USA

In's Nichts

Die Abreise aus Huntington Beach gestaltet sich schwieriger als erwartet. Das Wirrwarr aus Highways im Großraum L.A. deckt sich nicht immer mit der Karte. Wir fahren einfach nach Himmelsrichtung und verlassen die Stadt mit gemischten Gefühlen. Es war interessant, die Stadt, die jedem Menschen ein Begriff ist, selber einmal erlebt zu haben. In Erinnerung bleibt, dass es wenig authentisch war, alles gemacht und künstlich wie in einer einzigen großen Filmkulisse.

 

Wir lassen den Pazifik hinter uns und steuern ins Landesinnere zum Grand Canyon. Knapp drei Tage werden wir brauchen, um dort anzukommen. Waren wir eben noch in einer Großstadt, ändert sich das Bild innerhalb einer halben Stunde radikal. Die Straßen werden enger, der Verkehr nimmt ab, die Temperaturen steigen, links und rechts der Straße nur noch Wüste und Steppe.

 

Diese Leere sollte eine der intensivsten Eindrücke unserer Reise werden. Auch später passiert es immer wieder, dass wir über Stunden, Tage nichts sehen außer Sträucher und Berge – soweit das Auge reicht.
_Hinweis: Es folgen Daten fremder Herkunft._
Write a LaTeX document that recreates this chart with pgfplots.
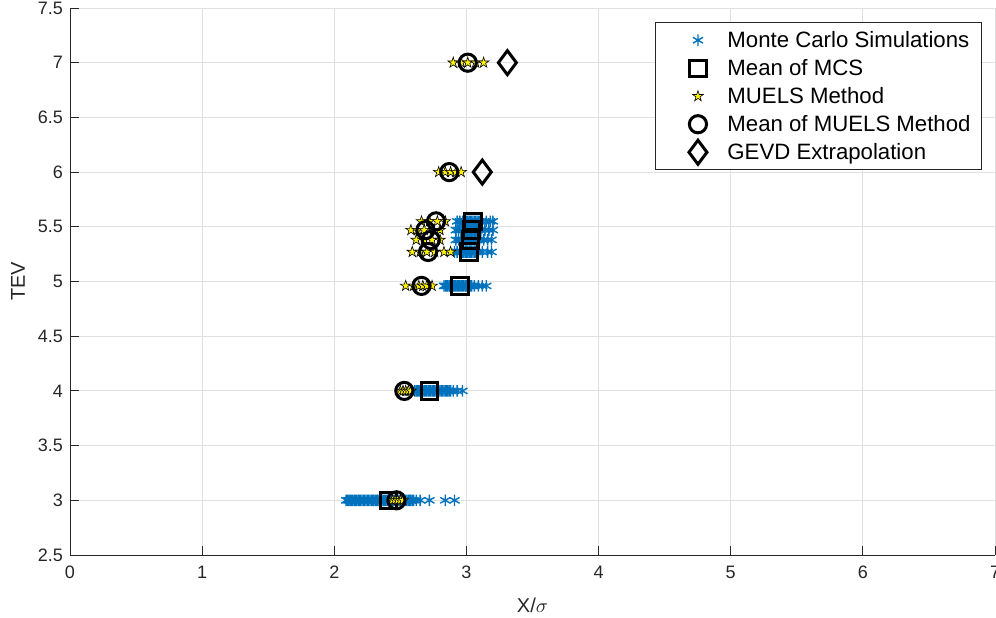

Wir bekommen ein Gefühl für die unglaubliche Weite eines Landes, von dem wir nur einen mikroskopischen Teil durchqueren. Diese Weite macht einen selber so unbedeutend, dass sich ein Gefühl von Demut einstellt, es entsteht Raum für Selbstbesinnung.

 

Jedes Auto, das uns entgegenkommt, jeder Truck, den wir überholen, ist ein Erlebnis. Kein Lebewesen. Schilder kündigen den nächsten Rastplatz in 100 Meilen an. Alles in einem Tempo von maximal erlaubten 70 Meilen je Stunde. Wir sind Weltreisende in Zeitlupe. Das Highlight des ersten Tages ist ein Güterzug. Er zuckelt irgendwo durch die Steppe und ist so viele Kilometer lang, dass er von vier Dieselloks gezogen werden muss.

 

Auf den etwa 700 Kilometern des ersten Tages gönnen wir uns zwei Stopps. Zuerst besuchen wir ein Outlet, das wie eine Fata Morgana plötzlich inmitten in der Wüste auftaucht. Der zweite Halt gilt der Geisterstadt Calico. Die ehemalige Minenarbeiterstadt liegt inmitten der Mojave-Wüste und wurde behutsam im Stil der 1870’er Jahre aufgebaut. Es fühlt sich gar nicht an wie Disney World, vielmehr gibt die Geisterstadt einen Einblick in das Leben im Wilden Westen. Die Hitze macht uns zu schaffen. Es bleibt für uns unvorstellbar, wie Menschen hier vor 150 Jahren leben – oder besser – überleben konnten.

 

Je weiter wir ins Landesinnere fahren, desto weiter klettert die Temperatur nach oben. Abends erreichen wir Needles. Der Ort im Nirgendwo besteht im Wesentlichen aus Motels. Irgendwann muss schließlich jeder einmal anhalten. Immerhin führt die Route 66 durch Needles. Als wir den Ort gegen 18 Uhr erreichen, müssen wir zuerst tanken. Als ich aussteige, schlägt mir ein heißer, trockener Wind entgegen, den ich so noch nie gefühlt habe. Dazu die dürre, trostlose Umgebung. Auf eine Frage finde ich keine Antwort: Was bringt Menschen dazu, hier zu leben?

 

Abends essen wir bei Denny’s Diner. Zuerst denken wir, es handele sich um eine beliebige Fast Food Kette, sind dann aber angenehm überrascht. Die Auswahl ist breit, das Essen gut. Das Motel hingegen ist eine typische Durchgangsstation. Abends rein, morgens weg.  

 

Auf geht’s zum zweiten Zwischenstopp Flagstaff. Am frühen Nachmittag kommen wir an und haben Zeit, das ländliche Städtchen kennen zu lernen. Besonders das Zentrum lohnt sich. Es hat den rustikalen Stil der 20er Jahre bewahrt. In den Läden gibt es Second Hand Klamotten oder einen ordentlichen Pferdesattel. Irgendwie ist es hier natürlich geblieben, auch etwas verschlafen. Der Beweis dafür: Es gibt hier keinen Starbucks-Laden. Damit sind die USA zugepflastert. Noch in Los Angeles haben wir die Starbucks-Läden an wirklich jeder Ecke gesehen. Es war schon penetrant. Flagstaff aber hat die Kaffee-Kette irgendwie vergessen.